[Saved entries]

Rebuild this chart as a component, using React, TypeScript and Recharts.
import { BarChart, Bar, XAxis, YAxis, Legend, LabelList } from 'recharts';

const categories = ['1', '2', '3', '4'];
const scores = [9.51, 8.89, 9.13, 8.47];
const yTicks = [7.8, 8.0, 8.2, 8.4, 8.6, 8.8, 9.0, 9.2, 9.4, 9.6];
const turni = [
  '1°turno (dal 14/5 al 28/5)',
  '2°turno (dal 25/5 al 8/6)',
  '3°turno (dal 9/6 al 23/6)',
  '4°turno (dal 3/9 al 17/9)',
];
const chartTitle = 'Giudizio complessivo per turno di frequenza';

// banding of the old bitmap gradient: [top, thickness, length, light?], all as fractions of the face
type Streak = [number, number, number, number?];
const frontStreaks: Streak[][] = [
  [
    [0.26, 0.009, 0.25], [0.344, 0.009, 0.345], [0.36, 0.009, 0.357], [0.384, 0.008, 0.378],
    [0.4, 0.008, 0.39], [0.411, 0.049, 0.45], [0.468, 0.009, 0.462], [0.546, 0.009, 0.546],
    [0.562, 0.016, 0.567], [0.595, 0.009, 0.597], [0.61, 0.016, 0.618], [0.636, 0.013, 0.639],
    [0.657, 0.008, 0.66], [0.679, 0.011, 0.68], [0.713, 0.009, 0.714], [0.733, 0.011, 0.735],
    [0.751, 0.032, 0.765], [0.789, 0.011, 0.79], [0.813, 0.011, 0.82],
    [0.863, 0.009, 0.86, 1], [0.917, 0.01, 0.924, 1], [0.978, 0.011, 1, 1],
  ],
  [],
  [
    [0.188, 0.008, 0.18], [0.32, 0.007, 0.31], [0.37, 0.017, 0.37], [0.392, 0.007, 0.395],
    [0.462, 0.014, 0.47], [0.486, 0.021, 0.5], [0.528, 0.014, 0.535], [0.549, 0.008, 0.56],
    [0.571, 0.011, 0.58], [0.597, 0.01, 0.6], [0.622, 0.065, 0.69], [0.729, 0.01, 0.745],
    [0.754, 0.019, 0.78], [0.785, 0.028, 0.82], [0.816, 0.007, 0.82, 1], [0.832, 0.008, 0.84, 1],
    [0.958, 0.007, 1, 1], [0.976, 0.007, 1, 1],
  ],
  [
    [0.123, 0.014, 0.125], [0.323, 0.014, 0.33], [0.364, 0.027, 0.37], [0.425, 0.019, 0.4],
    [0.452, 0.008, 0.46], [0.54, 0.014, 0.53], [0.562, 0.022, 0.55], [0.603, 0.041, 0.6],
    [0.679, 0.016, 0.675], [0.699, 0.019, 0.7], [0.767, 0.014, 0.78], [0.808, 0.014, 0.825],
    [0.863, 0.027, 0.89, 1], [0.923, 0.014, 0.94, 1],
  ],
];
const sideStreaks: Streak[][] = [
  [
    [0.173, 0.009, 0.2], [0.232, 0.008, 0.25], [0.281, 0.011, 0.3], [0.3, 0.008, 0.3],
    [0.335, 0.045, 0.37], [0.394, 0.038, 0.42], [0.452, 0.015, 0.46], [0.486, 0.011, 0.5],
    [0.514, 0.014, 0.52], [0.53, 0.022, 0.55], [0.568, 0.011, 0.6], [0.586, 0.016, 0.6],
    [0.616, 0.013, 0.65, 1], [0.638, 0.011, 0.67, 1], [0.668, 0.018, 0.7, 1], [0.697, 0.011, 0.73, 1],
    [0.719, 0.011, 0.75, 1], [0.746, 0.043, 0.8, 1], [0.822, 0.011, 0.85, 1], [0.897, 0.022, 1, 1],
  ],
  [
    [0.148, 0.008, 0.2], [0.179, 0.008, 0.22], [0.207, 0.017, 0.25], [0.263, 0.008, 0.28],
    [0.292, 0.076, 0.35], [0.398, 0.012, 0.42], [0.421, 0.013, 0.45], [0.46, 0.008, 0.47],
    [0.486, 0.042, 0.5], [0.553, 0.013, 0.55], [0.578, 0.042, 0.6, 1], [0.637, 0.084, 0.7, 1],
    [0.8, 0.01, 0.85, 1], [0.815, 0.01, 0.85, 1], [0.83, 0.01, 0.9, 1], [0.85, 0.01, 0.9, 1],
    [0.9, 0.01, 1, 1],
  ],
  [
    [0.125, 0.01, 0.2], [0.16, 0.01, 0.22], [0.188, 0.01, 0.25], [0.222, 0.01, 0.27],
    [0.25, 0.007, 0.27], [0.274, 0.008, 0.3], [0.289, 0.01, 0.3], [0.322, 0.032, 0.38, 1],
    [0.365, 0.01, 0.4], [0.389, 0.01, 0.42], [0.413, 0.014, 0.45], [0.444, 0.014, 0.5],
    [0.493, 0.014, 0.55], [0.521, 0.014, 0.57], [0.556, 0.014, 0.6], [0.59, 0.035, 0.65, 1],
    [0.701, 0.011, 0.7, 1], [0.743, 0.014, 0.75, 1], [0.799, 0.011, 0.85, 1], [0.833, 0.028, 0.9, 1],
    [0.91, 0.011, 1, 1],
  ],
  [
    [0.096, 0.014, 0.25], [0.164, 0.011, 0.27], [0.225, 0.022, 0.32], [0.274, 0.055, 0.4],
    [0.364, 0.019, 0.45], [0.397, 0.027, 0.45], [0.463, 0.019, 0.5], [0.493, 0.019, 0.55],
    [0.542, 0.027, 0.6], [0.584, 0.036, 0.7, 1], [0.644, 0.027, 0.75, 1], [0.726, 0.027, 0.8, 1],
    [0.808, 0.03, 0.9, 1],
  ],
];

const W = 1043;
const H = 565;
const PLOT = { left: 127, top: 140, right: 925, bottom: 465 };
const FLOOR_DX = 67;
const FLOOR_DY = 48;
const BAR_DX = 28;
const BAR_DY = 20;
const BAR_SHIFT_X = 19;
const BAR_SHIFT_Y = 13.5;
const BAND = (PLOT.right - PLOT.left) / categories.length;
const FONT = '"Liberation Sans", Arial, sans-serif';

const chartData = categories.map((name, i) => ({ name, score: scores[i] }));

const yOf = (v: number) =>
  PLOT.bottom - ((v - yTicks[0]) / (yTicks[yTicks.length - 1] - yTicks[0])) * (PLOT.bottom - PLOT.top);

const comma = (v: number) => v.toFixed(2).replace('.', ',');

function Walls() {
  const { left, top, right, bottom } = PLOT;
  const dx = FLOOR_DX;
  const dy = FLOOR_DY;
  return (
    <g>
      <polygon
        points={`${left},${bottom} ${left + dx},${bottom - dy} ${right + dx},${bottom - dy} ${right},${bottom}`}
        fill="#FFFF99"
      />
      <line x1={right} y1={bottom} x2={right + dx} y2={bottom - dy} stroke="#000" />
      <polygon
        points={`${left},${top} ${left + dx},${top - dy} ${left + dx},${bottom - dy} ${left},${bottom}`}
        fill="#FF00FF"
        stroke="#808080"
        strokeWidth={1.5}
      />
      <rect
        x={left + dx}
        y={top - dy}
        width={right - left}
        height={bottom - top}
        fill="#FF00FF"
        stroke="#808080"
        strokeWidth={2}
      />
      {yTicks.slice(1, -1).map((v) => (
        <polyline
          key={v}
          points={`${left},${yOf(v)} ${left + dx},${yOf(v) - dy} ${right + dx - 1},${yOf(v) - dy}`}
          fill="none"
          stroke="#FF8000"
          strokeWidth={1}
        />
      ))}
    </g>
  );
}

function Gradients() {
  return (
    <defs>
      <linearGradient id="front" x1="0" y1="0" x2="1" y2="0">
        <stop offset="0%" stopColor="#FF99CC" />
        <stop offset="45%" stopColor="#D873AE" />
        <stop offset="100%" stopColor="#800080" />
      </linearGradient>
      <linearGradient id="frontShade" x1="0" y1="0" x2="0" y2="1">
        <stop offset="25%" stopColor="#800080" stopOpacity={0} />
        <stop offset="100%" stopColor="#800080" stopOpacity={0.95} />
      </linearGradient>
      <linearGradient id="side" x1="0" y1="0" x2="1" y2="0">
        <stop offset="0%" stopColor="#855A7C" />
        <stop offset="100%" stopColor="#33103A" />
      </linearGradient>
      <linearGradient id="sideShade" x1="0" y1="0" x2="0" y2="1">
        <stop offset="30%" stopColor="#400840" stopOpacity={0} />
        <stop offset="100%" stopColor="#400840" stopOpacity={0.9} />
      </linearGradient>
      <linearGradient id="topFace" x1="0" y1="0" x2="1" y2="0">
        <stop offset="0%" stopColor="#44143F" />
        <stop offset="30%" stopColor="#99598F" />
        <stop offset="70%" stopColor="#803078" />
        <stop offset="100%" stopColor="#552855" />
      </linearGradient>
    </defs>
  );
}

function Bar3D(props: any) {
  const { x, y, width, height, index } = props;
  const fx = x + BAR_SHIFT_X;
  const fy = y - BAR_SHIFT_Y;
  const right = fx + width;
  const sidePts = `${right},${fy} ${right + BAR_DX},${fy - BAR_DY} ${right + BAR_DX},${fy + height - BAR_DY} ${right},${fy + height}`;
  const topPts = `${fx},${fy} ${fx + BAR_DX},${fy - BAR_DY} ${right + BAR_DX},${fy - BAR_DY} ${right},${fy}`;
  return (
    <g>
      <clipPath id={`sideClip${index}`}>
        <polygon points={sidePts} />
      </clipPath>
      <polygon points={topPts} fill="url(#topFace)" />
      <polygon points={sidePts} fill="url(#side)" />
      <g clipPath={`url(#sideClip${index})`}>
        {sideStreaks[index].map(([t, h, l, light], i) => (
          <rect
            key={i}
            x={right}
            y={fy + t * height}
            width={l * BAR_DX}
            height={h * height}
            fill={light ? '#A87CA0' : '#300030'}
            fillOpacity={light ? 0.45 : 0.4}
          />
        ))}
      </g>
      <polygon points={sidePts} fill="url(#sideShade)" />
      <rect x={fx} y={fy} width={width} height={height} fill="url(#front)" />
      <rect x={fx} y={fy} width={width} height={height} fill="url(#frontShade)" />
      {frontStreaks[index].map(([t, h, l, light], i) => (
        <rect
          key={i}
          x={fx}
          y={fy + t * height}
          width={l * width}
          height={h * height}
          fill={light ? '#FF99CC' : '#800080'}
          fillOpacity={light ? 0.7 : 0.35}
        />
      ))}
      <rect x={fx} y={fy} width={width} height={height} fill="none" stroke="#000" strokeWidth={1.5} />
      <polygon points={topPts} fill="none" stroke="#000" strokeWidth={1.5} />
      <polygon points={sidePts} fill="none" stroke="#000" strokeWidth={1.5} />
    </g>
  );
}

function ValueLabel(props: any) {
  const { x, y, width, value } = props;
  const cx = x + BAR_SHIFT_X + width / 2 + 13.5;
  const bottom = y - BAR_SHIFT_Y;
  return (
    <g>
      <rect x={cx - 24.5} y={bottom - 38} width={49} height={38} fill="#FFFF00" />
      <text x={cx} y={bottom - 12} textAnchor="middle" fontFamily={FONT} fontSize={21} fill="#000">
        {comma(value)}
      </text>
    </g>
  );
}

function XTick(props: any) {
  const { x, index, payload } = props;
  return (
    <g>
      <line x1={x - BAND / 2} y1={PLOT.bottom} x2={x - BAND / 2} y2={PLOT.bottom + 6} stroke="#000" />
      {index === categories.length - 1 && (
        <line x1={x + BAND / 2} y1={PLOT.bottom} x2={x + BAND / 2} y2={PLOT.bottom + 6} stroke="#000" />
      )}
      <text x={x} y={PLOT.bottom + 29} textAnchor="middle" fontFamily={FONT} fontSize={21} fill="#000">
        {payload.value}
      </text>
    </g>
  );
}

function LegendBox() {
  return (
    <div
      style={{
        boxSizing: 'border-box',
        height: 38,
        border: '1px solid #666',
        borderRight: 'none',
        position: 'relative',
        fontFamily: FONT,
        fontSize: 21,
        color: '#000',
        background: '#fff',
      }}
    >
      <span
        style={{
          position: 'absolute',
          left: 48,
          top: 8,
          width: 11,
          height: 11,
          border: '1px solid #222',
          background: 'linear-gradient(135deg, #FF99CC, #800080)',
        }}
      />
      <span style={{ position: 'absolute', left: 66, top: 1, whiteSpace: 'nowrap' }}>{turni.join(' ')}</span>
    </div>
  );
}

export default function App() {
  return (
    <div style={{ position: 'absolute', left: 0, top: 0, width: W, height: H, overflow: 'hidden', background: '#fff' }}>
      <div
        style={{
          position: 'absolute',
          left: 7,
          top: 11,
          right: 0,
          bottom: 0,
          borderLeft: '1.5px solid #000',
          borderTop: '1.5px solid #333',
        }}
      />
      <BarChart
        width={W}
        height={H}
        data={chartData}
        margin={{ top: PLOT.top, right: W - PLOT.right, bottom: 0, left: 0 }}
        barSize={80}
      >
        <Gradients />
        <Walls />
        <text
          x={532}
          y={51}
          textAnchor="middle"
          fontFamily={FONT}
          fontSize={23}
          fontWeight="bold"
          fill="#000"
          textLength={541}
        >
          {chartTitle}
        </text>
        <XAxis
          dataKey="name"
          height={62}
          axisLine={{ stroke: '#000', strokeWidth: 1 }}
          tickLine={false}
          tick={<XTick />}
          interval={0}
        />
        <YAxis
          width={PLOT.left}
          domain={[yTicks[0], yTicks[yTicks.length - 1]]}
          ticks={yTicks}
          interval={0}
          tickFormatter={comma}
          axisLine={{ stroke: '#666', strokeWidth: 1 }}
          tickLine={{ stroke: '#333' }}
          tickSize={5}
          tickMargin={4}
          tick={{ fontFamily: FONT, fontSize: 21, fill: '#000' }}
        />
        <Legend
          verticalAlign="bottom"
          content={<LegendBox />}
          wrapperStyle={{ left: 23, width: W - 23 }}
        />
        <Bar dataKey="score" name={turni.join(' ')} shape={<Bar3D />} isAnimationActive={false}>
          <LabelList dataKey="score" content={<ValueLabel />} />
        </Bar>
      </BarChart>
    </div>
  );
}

==

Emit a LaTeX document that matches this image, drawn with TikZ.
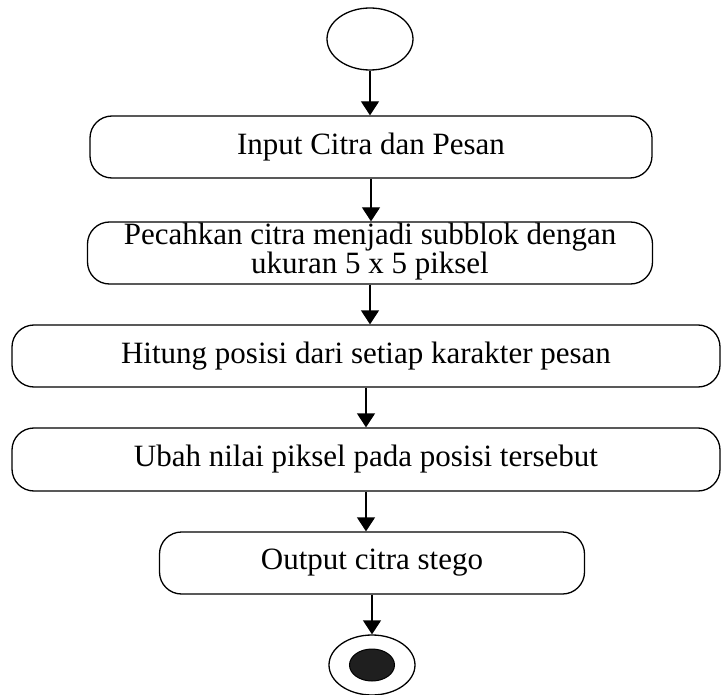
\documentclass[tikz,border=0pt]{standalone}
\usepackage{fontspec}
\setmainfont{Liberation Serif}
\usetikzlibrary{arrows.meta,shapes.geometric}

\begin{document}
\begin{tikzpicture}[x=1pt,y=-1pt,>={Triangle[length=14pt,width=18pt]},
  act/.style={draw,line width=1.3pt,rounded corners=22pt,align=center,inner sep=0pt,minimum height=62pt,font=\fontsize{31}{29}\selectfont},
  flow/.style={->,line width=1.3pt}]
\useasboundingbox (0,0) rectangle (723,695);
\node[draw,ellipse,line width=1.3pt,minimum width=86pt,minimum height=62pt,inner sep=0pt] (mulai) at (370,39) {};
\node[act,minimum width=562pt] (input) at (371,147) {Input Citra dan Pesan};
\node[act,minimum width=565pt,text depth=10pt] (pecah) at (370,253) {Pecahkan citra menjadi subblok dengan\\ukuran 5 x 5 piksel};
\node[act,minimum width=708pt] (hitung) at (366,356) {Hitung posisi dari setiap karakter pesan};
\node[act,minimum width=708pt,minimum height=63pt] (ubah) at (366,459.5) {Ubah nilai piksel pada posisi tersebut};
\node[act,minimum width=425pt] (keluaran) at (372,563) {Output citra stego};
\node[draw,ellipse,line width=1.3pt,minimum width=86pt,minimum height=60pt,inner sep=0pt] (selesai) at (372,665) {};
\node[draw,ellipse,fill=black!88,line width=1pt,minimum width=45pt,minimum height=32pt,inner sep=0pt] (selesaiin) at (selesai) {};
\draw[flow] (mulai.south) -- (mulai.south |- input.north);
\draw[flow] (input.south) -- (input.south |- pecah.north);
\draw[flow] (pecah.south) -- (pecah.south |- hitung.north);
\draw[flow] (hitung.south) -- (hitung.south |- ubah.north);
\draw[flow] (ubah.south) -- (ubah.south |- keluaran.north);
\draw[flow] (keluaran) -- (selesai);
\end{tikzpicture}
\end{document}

▸ **Direction**:
From the records above, repeat exactly the lines from the one with "Rebuild this chart" through the one with "YAxis, Legend, LabelList", both included.

▸ **The answer**:
Rebuild this chart as a component, using React, TypeScript and Recharts.
import { BarChart, Bar, XAxis, YAxis, Legend, LabelList } from 'recharts';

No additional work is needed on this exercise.